Fuzzy Controller for a Pneumatic Positioning Nonlinear System

The design of controllers for nonlinear uncertain dynamical systems is one of the most important challenging tasks in control engineering. In this paper, we propose a fuzzy system for controlling a nonlinear uncertain plant. We show that alternative techniques of fuzzy control can improve or complement conventional techniques in these kind of plants. The case of use is a real pneumatic positioning system with no mechanically coupling with the final effector, and with nonlinearities and uncertainties. We used a webcam as a feedback sensor with an image processing algorithm. Conventional control techniques for linear systems such as proportional-derivative (PD), proportional-integral (PI), and proportional-integral-derivative (PID), can be applied to control the pneumatic levitation system. However, its response is uncertain for the case of vertical position setpoint variations (due to different indices of turbulence along the tube) and in object characteristics (weight, shape, roughness and size).
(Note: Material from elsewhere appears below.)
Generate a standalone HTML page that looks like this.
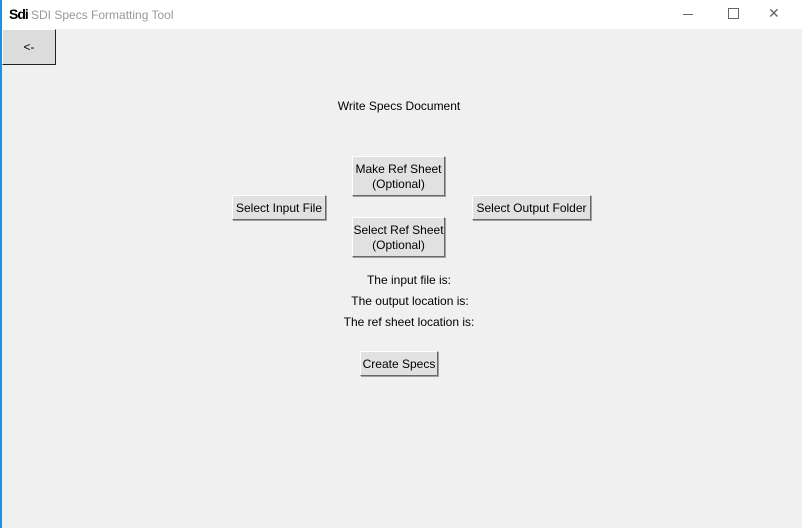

To overcome that problem, we designed a set of fuzzy control rules considering response of the system under conventional controllers and considering the non-linear dynamics of the plant. The optimal parameters of the conventional controllers were estimated through ITAE performance index. We show the performance of a PD, PI, PID and a fuzzy controller under the same operating conditions with a fixed set point. The results obtained for the proposed fuzzy control system, demonstrates good performance in rising time, settling time, reduced overshoot and greater flexibility than conventional (PD, PI and PID) controllers.